**Data lines**
================

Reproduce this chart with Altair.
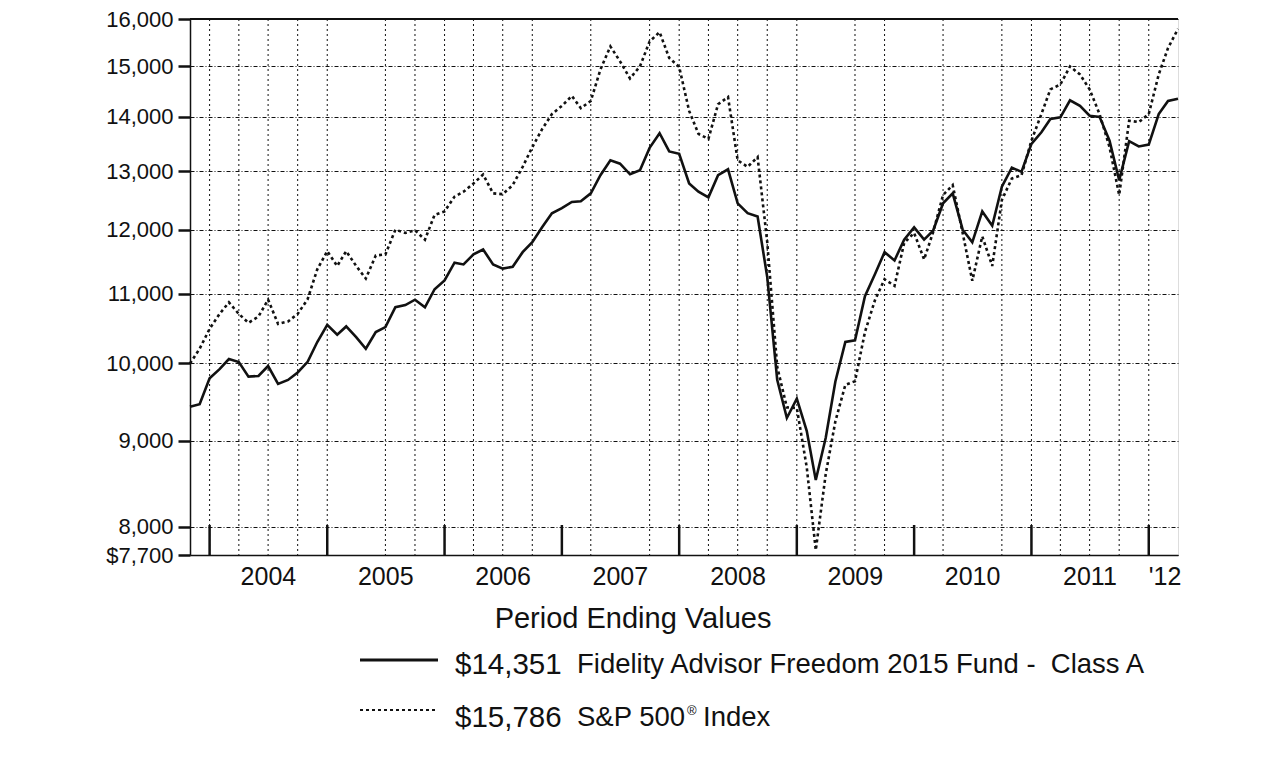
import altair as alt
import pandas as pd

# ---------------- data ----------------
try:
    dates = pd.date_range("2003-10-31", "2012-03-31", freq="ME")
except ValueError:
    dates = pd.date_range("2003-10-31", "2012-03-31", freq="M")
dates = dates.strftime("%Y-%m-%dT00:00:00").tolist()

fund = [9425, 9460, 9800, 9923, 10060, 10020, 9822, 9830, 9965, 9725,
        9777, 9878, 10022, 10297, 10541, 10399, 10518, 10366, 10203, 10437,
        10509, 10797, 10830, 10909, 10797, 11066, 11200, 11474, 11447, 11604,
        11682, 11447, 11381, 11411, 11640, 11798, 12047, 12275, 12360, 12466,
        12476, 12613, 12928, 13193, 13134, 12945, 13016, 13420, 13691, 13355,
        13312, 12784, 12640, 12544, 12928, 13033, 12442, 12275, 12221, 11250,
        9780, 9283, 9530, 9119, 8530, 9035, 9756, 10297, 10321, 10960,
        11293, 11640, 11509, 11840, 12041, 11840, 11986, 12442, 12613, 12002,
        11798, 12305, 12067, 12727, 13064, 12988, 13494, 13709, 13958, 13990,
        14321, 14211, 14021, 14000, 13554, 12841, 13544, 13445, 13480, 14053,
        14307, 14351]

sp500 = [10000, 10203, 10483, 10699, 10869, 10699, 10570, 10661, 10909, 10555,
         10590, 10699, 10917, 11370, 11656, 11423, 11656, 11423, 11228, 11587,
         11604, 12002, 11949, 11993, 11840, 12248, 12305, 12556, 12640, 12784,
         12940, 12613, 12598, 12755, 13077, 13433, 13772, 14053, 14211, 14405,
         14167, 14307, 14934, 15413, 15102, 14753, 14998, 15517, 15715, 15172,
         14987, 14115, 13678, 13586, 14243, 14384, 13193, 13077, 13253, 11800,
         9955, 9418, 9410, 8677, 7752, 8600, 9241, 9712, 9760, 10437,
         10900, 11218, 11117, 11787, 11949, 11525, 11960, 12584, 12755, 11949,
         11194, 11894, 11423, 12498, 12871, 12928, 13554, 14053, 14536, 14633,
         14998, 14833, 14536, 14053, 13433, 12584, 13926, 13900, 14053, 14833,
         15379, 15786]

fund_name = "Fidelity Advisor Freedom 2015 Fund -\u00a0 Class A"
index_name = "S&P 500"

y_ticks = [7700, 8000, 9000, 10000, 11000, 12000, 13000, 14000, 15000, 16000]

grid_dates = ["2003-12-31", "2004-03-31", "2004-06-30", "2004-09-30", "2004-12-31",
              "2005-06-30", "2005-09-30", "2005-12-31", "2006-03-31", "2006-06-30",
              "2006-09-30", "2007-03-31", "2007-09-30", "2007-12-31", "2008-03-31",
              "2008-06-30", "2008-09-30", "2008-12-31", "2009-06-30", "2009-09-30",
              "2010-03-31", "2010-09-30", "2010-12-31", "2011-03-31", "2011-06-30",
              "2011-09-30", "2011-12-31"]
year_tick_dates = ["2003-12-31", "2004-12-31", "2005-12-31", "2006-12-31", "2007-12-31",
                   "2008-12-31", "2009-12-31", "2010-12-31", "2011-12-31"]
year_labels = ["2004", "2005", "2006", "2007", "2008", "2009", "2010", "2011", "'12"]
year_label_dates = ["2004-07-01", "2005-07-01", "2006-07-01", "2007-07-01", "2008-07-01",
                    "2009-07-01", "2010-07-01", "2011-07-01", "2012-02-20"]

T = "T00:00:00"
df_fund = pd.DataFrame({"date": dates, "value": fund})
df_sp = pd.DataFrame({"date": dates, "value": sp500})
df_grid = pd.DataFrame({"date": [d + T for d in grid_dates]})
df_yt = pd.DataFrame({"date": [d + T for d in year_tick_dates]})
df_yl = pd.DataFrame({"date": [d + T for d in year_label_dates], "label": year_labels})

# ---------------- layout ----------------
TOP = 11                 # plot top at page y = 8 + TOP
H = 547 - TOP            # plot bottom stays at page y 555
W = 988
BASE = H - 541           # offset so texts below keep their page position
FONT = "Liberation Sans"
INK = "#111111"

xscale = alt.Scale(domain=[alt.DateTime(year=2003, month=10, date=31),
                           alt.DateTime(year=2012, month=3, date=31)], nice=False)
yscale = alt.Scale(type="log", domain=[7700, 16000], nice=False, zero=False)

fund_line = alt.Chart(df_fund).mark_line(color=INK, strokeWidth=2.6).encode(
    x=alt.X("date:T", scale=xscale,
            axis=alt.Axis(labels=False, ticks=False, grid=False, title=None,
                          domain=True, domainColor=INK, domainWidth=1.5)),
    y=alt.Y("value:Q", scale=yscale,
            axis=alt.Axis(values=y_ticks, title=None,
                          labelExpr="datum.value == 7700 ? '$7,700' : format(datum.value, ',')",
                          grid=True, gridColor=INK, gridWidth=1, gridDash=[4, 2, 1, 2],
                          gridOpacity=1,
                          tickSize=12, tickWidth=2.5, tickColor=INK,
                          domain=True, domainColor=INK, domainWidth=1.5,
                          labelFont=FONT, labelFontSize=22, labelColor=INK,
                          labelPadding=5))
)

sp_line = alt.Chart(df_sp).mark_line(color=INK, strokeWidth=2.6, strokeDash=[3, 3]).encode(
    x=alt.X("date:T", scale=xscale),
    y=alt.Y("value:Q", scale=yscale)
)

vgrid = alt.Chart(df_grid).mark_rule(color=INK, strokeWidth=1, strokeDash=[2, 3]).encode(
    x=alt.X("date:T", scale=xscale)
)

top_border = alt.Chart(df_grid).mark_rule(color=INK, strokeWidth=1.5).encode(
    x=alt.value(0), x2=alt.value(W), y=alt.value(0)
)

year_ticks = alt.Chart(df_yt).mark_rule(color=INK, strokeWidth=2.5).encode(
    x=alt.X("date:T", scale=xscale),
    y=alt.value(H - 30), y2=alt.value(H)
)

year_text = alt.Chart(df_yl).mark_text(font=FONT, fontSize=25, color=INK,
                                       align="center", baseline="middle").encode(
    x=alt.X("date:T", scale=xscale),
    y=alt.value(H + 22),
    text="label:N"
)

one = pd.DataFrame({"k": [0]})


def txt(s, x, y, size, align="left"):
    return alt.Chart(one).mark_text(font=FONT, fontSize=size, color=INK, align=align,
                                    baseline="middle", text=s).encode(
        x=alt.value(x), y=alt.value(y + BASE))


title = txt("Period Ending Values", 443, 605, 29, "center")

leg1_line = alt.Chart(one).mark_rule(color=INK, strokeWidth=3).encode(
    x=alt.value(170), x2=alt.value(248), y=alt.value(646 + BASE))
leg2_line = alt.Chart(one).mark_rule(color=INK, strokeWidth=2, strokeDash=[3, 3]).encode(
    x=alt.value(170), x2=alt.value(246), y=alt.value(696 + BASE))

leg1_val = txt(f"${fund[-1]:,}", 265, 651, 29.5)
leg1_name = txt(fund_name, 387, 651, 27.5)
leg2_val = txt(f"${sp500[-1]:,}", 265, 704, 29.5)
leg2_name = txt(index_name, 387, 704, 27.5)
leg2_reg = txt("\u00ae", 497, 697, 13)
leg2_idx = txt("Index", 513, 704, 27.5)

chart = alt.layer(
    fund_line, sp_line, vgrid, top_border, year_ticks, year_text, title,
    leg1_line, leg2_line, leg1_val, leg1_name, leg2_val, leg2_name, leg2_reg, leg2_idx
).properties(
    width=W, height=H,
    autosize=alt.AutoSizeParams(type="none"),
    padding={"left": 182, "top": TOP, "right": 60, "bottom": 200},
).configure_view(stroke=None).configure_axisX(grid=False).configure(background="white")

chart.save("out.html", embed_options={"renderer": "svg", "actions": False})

================

**Set task**
Leave out the pictures and output the rest of the material exactly as written.

**Answer to this exercise**
Reproduce this chart with Altair.
import altair as alt
import pandas as pd

# ---------------- data ----------------
try:
    dates = pd.date_range("2003-10-31", "2012-03-31", freq="ME")
except ValueError:
    dates = pd.date_range("2003-10-31", "2012-03-31", freq="M")
dates = dates.strftime("%Y-%m-%dT00:00:00").tolist()

fund = [9425, 9460, 9800, 9923, 10060, 10020, 9822, 9830, 9965, 9725,
        9777, 9878, 10022, 10297, 10541, 10399, 10518, 10366, 10203, 10437,
        10509, 10797, 10830, 10909, 10797, 11066, 11200, 11474, 11447, 11604,
        11682, 11447, 11381, 11411, 11640, 11798, 12047, 12275, 12360, 12466,
        12476, 12613, 12928, 13193, 13134, 12945, 13016, 13420, 13691, 13355,
        13312, 12784, 12640, 12544, 12928, 13033, 12442, 12275, 12221, 11250,
        9780, 9283, 9530, 9119, 8530, 9035, 9756, 10297, 10321, 10960,
        11293, 11640, 11509, 11840, 12041, 11840, 11986, 12442, 12613, 12002,
        11798, 12305, 12067, 12727, 13064, 12988, 13494, 13709, 13958, 13990,
        14321, 14211, 14021, 14000, 13554, 12841, 13544, 13445, 13480, 14053,
        14307, 14351]

sp500 = [10000, 10203, 10483, 10699, 10869, 10699, 10570, 10661, 10909, 10555,
         10590, 10699, 10917, 11370, 11656, 11423, 11656, 11423, 11228, 11587,
         11604, 12002, 11949, 11993, 11840, 12248, 12305, 12556, 12640, 12784,
         12940, 12613, 12598, 12755, 13077, 13433, 13772, 14053, 14211, 14405,
         14167, 14307, 14934, 15413, 15102, 14753, 14998, 15517, 15715, 15172,
         14987, 14115, 13678, 13586, 14243, 14384, 13193, 13077, 13253, 11800,
         9955, 9418, 9410, 8677, 7752, 8600, 9241, 9712, 9760, 10437,
         10900, 11218, 11117, 11787, 11949, 11525, 11960, 12584, 12755, 11949,
         11194, 11894, 11423, 12498, 12871, 12928, 13554, 14053, 14536, 14633,
         14998, 14833, 14536, 14053, 13433, 12584, 13926, 13900, 14053, 14833,
         15379, 15786]

fund_name = "Fidelity Advisor Freedom 2015 Fund -\u00a0 Class A"
index_name = "S&P 500"

y_ticks = [7700, 8000, 9000, 10000, 11000, 12000, 13000, 14000, 15000, 16000]

grid_dates = ["2003-12-31", "2004-03-31", "2004-06-30", "2004-09-30", "2004-12-31",
              "2005-06-30", "2005-09-30", "2005-12-31", "2006-03-31", "2006-06-30",
              "2006-09-30", "2007-03-31", "2007-09-30", "2007-12-31", "2008-03-31",
              "2008-06-30", "2008-09-30", "2008-12-31", "2009-06-30", "2009-09-30",
              "2010-03-31", "2010-09-30", "2010-12-31", "2011-03-31", "2011-06-30",
              "2011-09-30", "2011-12-31"]
year_tick_dates = ["2003-12-31", "2004-12-31", "2005-12-31", "2006-12-31", "2007-12-31",
                   "2008-12-31", "2009-12-31", "2010-12-31", "2011-12-31"]
year_labels = ["2004", "2005", "2006", "2007", "2008", "2009", "2010", "2011", "'12"]
year_label_dates = ["2004-07-01", "2005-07-01", "2006-07-01", "2007-07-01", "2008-07-01",
                    "2009-07-01", "2010-07-01", "2011-07-01", "2012-02-20"]

T = "T00:00:00"
df_fund = pd.DataFrame({"date": dates, "value": fund})
df_sp = pd.DataFrame({"date": dates, "value": sp500})
df_grid = pd.DataFrame({"date": [d + T for d in grid_dates]})
df_yt = pd.DataFrame({"date": [d + T for d in year_tick_dates]})
df_yl = pd.DataFrame({"date": [d + T for d in year_label_dates], "label": year_labels})

# ---------------- layout ----------------
TOP = 11                 # plot top at page y = 8 + TOP
H = 547 - TOP            # plot bottom stays at page y 555
W = 988
BASE = H - 541           # offset so texts below keep their page position
FONT = "Liberation Sans"
INK = "#111111"

xscale = alt.Scale(domain=[alt.DateTime(year=2003, month=10, date=31),
                           alt.DateTime(year=2012, month=3, date=31)], nice=False)
yscale = alt.Scale(type="log", domain=[7700, 16000], nice=False, zero=False)

fund_line = alt.Chart(df_fund).mark_line(color=INK, strokeWidth=2.6).encode(
    x=alt.X("date:T", scale=xscale,
            axis=alt.Axis(labels=False, ticks=False, grid=False, title=None,
                          domain=True, domainColor=INK, domainWidth=1.5)),
    y=alt.Y("value:Q", scale=yscale,
            axis=alt.Axis(values=y_ticks, title=None,
                          labelExpr="datum.value == 7700 ? '$7,700' : format(datum.value, ',')",
                          grid=True, gridColor=INK, gridWidth=1, gridDash=[4, 2, 1, 2],
                          gridOpacity=1,
                          tickSize=12, tickWidth=2.5, tickColor=INK,
                          domain=True, domainColor=INK, domainWidth=1.5,
                          labelFont=FONT, labelFontSize=22, labelColor=INK,
                          labelPadding=5))
)

sp_line = alt.Chart(df_sp).mark_line(color=INK, strokeWidth=2.6, strokeDash=[3, 3]).encode(
    x=alt.X("date:T", scale=xscale),
    y=alt.Y("value:Q", scale=yscale)
)

vgrid = alt.Chart(df_grid).mark_rule(color=INK, strokeWidth=1, strokeDash=[2, 3]).encode(
    x=alt.X("date:T", scale=xscale)
)

top_border = alt.Chart(df_grid).mark_rule(color=INK, strokeWidth=1.5).encode(
    x=alt.value(0), x2=alt.value(W), y=alt.value(0)
)

year_ticks = alt.Chart(df_yt).mark_rule(color=INK, strokeWidth=2.5).encode(
    x=alt.X("date:T", scale=xscale),
    y=alt.value(H - 30), y2=alt.value(H)
)

year_text = alt.Chart(df_yl).mark_text(font=FONT, fontSize=25, color=INK,
                                       align="center", baseline="middle").encode(
    x=alt.X("date:T", scale=xscale),
    y=alt.value(H + 22),
    text="label:N"
)

one = pd.DataFrame({"k": [0]})


def txt(s, x, y, size, align="left"):
    return alt.Chart(one).mark_text(font=FONT, fontSize=size, color=INK, align=align,
                                    baseline="middle", text=s).encode(
        x=alt.value(x), y=alt.value(y + BASE))


title = txt("Period Ending Values", 443, 605, 29, "center")

leg1_line = alt.Chart(one).mark_rule(color=INK, strokeWidth=3).encode(
    x=alt.value(170), x2=alt.value(248), y=alt.value(646 + BASE))
leg2_line = alt.Chart(one).mark_rule(color=INK, strokeWidth=2, strokeDash=[3, 3]).encode(
    x=alt.value(170), x2=alt.value(246), y=alt.value(696 + BASE))

leg1_val = txt(f"${fund[-1]:,}", 265, 651, 29.5)
leg1_name = txt(fund_name, 387, 651, 27.5)
leg2_val = txt(f"${sp500[-1]:,}", 265, 704, 29.5)
leg2_name = txt(index_name, 387, 704, 27.5)
leg2_reg = txt("\u00ae", 497, 697, 13)
leg2_idx = txt("Index", 513, 704, 27.5)

chart = alt.layer(
    fund_line, sp_line, vgrid, top_border, year_ticks, year_text, title,
    leg1_line, leg2_line, leg1_val, leg1_name, leg2_val, leg2_name, leg2_reg, leg2_idx
).properties(
    width=W, height=H,
    autosize=alt.AutoSizeParams(type="none"),
    padding={"left": 182, "top": TOP, "right": 60, "bottom": 200},
).configure_view(stroke=None).configure_axisX(grid=False).configure(background="white")

chart.save("out.html", embed_options={"renderer": "svg", "actions": False})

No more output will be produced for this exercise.